**DATA BLOCK:**

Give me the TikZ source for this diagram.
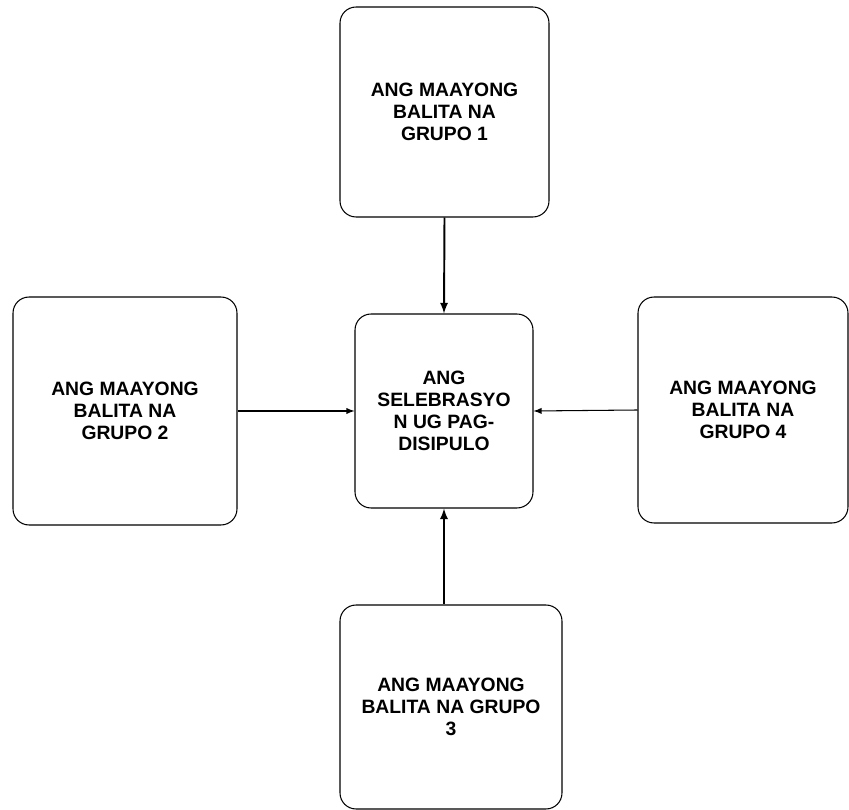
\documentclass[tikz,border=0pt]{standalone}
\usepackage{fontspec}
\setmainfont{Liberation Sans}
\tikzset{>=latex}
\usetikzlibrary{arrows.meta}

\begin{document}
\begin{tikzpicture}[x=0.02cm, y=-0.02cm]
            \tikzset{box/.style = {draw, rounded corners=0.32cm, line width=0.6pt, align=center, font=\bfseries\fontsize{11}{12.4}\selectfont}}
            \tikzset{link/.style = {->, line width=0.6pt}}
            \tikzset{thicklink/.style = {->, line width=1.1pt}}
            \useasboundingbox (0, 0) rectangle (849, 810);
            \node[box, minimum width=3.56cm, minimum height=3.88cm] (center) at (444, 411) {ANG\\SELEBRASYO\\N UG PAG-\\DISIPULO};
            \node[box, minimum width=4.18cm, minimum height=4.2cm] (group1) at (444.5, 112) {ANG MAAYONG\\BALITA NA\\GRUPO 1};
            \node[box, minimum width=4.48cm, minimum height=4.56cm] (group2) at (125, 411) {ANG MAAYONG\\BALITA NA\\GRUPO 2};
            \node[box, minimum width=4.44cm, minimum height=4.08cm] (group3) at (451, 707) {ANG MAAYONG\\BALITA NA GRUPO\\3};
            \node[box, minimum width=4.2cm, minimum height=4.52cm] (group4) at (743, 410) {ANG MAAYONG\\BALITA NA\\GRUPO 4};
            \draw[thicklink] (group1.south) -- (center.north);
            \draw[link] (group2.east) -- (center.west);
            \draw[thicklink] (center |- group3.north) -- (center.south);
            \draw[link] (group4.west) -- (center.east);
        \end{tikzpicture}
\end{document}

**YOUR GOAL:** Exclude every picture and copy the remaining data exactly.

**SOLUTION FOR THIS TASK:**
Give me the TikZ source for this diagram.
\documentclass[tikz,border=0pt]{standalone}
\usepackage{fontspec}
\setmainfont{Liberation Sans}
\tikzset{>=latex}
\usetikzlibrary{arrows.meta}

\begin{document}
\begin{tikzpicture}[x=0.02cm, y=-0.02cm]
            \tikzset{box/.style = {draw, rounded corners=0.32cm, line width=0.6pt, align=center, font=\bfseries\fontsize{11}{12.4}\selectfont}}
            \tikzset{link/.style = {->, line width=0.6pt}}
            \tikzset{thicklink/.style = {->, line width=1.1pt}}
            \useasboundingbox (0, 0) rectangle (849, 810);
            \node[box, minimum width=3.56cm, minimum height=3.88cm] (center) at (444, 411) {ANG\\SELEBRASYO\\N UG PAG-\\DISIPULO};
            \node[box, minimum width=4.18cm, minimum height=4.2cm] (group1) at (444.5, 112) {ANG MAAYONG\\BALITA NA\\GRUPO 1};
            \node[box, minimum width=4.48cm, minimum height=4.56cm] (group2) at (125, 411) {ANG MAAYONG\\BALITA NA\\GRUPO 2};
            \node[box, minimum width=4.44cm, minimum height=4.08cm] (group3) at (451, 707) {ANG MAAYONG\\BALITA NA GRUPO\\3};
            \node[box, minimum width=4.2cm, minimum height=4.52cm] (group4) at (743, 410) {ANG MAAYONG\\BALITA NA\\GRUPO 4};
            \draw[thicklink] (group1.south) -- (center.north);
            \draw[link] (group2.east) -- (center.west);
            \draw[thicklink] (center |- group3.north) -- (center.south);
            \draw[link] (group4.west) -- (center.east);
        \end{tikzpicture}
\end{document}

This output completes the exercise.